**Task data:**
═══
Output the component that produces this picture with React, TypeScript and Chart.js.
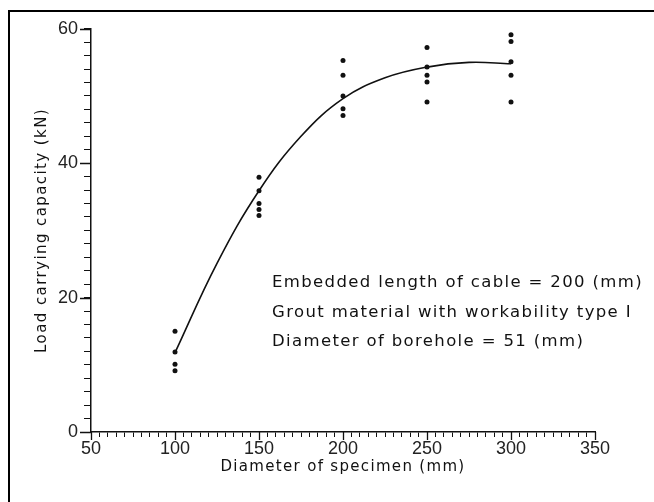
═══
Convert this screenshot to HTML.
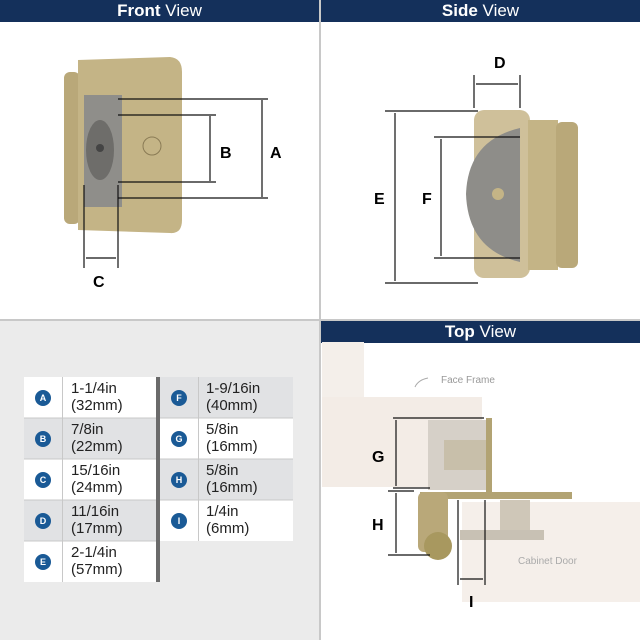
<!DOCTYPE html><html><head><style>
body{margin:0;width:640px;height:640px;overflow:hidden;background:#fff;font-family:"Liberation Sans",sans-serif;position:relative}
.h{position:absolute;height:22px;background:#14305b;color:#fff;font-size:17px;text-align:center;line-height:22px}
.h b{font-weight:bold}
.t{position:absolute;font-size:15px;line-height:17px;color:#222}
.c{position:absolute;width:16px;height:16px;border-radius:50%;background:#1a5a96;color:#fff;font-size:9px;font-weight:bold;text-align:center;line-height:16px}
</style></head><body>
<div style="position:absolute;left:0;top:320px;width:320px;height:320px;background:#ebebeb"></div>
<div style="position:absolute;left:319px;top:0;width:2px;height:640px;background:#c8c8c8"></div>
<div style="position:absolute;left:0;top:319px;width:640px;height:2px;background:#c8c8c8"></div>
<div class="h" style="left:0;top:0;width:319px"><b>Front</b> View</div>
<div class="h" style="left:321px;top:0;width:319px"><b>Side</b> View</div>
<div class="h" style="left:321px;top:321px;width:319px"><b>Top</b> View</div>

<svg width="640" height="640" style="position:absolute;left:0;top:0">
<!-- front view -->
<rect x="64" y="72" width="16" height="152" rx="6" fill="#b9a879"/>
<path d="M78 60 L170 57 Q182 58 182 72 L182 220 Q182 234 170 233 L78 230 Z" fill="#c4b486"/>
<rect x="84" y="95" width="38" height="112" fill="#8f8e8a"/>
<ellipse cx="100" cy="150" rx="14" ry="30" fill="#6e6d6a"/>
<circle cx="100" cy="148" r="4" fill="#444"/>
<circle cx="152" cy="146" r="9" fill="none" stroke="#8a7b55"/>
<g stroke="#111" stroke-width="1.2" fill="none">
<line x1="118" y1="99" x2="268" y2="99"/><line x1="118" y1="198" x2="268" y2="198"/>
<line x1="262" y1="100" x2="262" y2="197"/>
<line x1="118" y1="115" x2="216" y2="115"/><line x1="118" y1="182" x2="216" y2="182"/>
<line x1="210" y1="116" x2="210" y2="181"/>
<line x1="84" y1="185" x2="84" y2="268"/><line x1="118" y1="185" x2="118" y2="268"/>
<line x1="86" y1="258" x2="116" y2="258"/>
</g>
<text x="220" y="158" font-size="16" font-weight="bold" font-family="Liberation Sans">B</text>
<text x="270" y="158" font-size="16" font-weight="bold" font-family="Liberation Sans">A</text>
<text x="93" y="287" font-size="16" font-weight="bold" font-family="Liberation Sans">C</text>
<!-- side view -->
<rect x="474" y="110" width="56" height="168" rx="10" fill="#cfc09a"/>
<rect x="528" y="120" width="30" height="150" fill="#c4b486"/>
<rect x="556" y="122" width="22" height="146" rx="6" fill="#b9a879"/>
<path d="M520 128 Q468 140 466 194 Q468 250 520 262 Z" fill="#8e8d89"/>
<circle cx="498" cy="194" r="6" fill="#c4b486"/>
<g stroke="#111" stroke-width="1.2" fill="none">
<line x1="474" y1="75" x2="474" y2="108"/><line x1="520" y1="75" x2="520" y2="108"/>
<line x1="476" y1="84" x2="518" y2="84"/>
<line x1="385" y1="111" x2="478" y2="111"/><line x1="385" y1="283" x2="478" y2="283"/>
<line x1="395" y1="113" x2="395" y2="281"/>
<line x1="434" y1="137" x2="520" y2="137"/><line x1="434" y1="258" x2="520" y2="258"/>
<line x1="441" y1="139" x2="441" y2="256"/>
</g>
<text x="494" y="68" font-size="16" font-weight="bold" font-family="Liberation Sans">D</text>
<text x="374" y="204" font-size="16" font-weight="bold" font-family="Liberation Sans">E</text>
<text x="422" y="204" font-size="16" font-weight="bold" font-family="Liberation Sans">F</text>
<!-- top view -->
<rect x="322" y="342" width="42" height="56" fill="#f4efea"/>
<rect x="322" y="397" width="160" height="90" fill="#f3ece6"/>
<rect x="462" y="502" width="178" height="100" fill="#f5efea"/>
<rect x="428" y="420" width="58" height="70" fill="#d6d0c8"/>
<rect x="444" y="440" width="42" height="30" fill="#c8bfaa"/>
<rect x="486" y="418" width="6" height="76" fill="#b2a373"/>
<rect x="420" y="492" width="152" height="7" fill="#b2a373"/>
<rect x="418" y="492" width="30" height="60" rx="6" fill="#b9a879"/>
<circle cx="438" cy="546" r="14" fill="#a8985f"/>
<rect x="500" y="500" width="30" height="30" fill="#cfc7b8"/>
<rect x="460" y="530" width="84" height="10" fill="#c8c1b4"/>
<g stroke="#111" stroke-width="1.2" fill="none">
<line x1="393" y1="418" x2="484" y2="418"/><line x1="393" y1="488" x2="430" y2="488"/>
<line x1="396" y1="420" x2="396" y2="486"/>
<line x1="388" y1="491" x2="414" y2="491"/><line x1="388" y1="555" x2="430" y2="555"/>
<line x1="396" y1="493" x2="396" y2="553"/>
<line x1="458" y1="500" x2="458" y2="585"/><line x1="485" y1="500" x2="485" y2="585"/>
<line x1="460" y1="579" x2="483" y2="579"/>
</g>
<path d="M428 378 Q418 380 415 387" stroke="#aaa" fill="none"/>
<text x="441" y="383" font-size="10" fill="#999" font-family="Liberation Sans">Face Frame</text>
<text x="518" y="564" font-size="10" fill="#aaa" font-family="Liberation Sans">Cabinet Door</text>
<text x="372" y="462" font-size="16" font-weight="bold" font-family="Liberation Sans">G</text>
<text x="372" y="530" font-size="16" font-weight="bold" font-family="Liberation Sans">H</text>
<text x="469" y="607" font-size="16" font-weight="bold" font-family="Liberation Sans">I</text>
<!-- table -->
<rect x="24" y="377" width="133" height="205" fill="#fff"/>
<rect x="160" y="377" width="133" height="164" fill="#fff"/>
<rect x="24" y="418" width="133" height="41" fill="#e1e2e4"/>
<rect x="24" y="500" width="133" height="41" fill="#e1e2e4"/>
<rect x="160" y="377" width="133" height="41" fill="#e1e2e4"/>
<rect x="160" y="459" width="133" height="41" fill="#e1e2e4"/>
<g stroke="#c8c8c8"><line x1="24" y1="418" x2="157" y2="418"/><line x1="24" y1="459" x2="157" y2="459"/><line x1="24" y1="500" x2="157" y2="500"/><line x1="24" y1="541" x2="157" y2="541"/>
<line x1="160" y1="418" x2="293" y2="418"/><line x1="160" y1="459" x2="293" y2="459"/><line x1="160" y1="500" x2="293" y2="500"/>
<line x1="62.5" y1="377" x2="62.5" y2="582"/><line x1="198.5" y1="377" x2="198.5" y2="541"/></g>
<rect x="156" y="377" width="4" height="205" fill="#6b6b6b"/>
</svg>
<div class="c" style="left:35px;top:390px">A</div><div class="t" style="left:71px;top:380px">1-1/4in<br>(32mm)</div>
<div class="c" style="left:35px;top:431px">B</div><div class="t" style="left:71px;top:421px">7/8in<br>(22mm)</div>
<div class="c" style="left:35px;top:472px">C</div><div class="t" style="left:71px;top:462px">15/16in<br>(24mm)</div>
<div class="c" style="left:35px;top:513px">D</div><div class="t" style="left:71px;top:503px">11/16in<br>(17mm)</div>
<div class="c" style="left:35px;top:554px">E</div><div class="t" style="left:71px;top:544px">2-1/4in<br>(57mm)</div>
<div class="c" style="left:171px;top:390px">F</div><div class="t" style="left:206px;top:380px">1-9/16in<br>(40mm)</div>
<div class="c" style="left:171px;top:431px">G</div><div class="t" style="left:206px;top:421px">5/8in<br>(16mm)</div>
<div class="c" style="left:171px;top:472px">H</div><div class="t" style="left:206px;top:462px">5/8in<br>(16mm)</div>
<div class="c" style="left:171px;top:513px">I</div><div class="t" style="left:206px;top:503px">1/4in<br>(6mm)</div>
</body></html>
═══
**Task objective:** Note every line above where the string "this" shows up, and copy those lines.

**Exercise output:**
Output the component that produces this picture with React, TypeScript and Chart.js.
Convert this screenshot to HTML.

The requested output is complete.